The Rev. Canon C. Eugene Jennings, administrative assistant to Bishop Scott F. Bailey; and the Rev. Ted Knies, rector of Trinity Church, Pharr and dean of the Valley Convocation, announced after a strategy meeting of Episcopal churches in the Valley late in February that the church's existing distribution network will be used and expanded to funnel food and money to the needy from Rio Grande City to Brownsville. It is expected to handle more than a million pounds of food per year, they said.
Meanwhile, Jennings announced that with only one-third of the 91 congregations in the diocese reporting by the end of February, approximately $20,500 has been sent to diocesan headquarters for Valley relief as the result of special offerings taken Sunday, Feb. 19. Since some churches extended the period for this appeal, as much as three times that amount may eventually be available for work in the Valley.

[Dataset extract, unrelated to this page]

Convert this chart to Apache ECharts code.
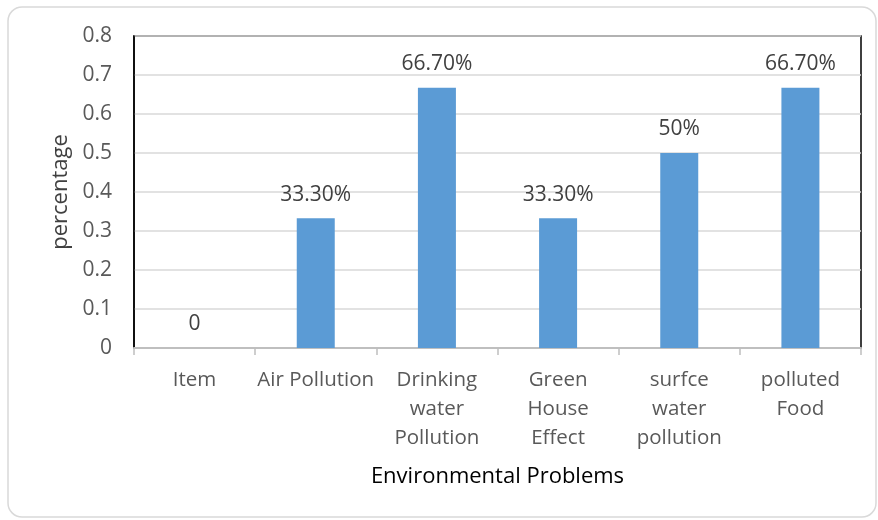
<!DOCTYPE html>
<html>
<head>
<meta charset="UTF-8">
<title>Environmental Problems</title>
<script src="https://cdn.jsdelivr.net/npm/echarts@6/dist/echarts.min.js"></script>
<style>
  html, body { margin: 0; padding: 0; background: #fff; }
</style>
</head>
<body>
	<div id="container" style="width:878px;height:520px;"></div>
	<script type="text/javascript">
	// categories and values
	var categories = ['Item', 'Air Pollution', 'Drinking\nwater\nPollution', 'Green\nHouse\nEffect', 'surfce\nwater\npollution', 'polluted\nFood'];
	var values = [0, 0.333, 0.667, 0.333, 0.5, 0.667];
	var valueLabels = ['0', '33.30%', '66.70%', '33.30%', '50%', '66.70%'];
	var yTicks = [0, 0.1, 0.2, 0.3, 0.4, 0.5, 0.6, 0.7, 0.8];

	var font = '"Open Sans", "DejaVu Sans", sans-serif';
	var myChart = echarts.init(document.getElementById('container'));

	var option = {
		animation: false,
		textStyle: { fontFamily: font },
		graphic: [
			{
				type: 'rect',
				shape: { x: 8, y: 7, width: 868, height: 510, r: 14 },
				style: { fill: 'none', stroke: '#d9d9d9', lineWidth: 1.5 },
				z: -1
			}
		],
		grid: {
			left: 134,
			right: 17,
			top: 36,
			bottom: 172,
			show: true,
			borderColor: '#000',
			borderWidth: 1.5
		},
		xAxis: {
			type: 'category',
			data: categories,
			name: 'Environmental Problems',
			nameLocation: 'middle',
			nameGap: 118,
			nameTextStyle: { color: '#000', fontSize: 22, fontFamily: font },
			axisLine: { lineStyle: { color: '#bfbfbf', width: 2 } },
			axisTick: { show: true, length: 7, lineStyle: { color: '#bfbfbf', width: 1.5 } },
			axisLabel: {
				color: '#595959',
				fontSize: 20.5,
				lineHeight: 29,
				margin: 18,
				interval: 0,
				fontFamily: font
			}
		},
		yAxis: {
			type: 'value',
			min: yTicks[0],
			max: yTicks[yTicks.length - 1],
			interval: 0.1,
			name: 'percentage',
			nameLocation: 'middle',
			nameGap: 60,
			nameRotate: 90,
			nameTextStyle: { color: '#404040', fontSize: 22, fontFamily: font },
			axisLine: { show: true, lineStyle: { color: '#000', width: 1.5 } },
			axisTick: { show: false },
			axisLabel: {
				color: '#595959',
				fontSize: 21,
				margin: 22,
				fontFamily: font,
				formatter: function (v) { return Math.round(v * 10) / 10 + ''; }
			},
			splitLine: { lineStyle: { color: '#d9d9d9', width: 1.5 } }
		},
		series: [
			{
				type: 'bar',
				data: values,
				barWidth: 38,
				itemStyle: { color: '#5b9bd5' },
				label: {
					show: true,
					position: 'top',
					distance: 13,
					color: '#404040',
					fontSize: 21,
					fontFamily: font,
					formatter: function (p) { return valueLabels[p.dataIndex]; }
				}
			}
		]
	};

	myChart.setOption(option);
    </script>
</body>
</html>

The special appeal had been designated by Bailey at the annual council of the diocese in McAllen Feb. 2-4.
Jennings sees conditions in the Valley as a continuing problem. "The situation in the Valley is persistent and permanent and deepened in the aftermath of the December freeze," he said, but noted "Episcopalians have been committed to large-scale help there for years."
Oldest of the relief projects is the "Brown Bag" program begun a decade ago by members of St. John's Church in McAllen when Jennings was rector there. In this fresh produce distribution system, which uses volunteer help, tons of vegetables donated by packing sheds are picked up in a truck purchased by the Presiding Bishop's Fund for World Relief and distributed to as many as 60,000 persons up and down the Rio Grande. Jennings said the program handles an average of some 600,000 pounds of fresh food annually.
In nearby Pharr, the food pantry of Trinity Church warehouses canned goods and staples sent to it free by the H.E.B. Company and distributes food to the poor through satellite churches and agencies located in Valley communities. In full operation for only six months, the pantry will probably be handling about 400,000 pounds of food a year. Other projects are still in the developmental stage.
Related to these programs is Operation Grapefruit, managed by the Episcopal diocese's Hope for the Hungry Committee in San Antonio, which annually distributes more than 95,000 twenty-pound boxes of fruit to communities both in and outside the diocese as well as to Indian reservations in New Mexico and Arizona.
Jennings points to three key ingredients in these Episcopal Church enterprises. The first, he says, is the good will and genuine interest of packing shed operators, the H.E.B. Company, the Crest Fruit Company, and the personnel of these firms. "The contribution of the food industry is vital to the life of these programs," he says.
Second, the work is done by volunteers. "Valley churchmen," he says, "plus those blessed winter visitors and the recipients of the food themselves who want to come and work stand shoulder to shoulder pooling strength and talent which money couldn't buy as they make their contribution."
The third ingredient is the ecumenical aspect, he says. "Caring Christians have seen this as a task to be shared," Jennings continues, "and in the process they are drawn together at a level that has meaning. They not only work together, they pray together, feel each other's frustrations, share triumphs."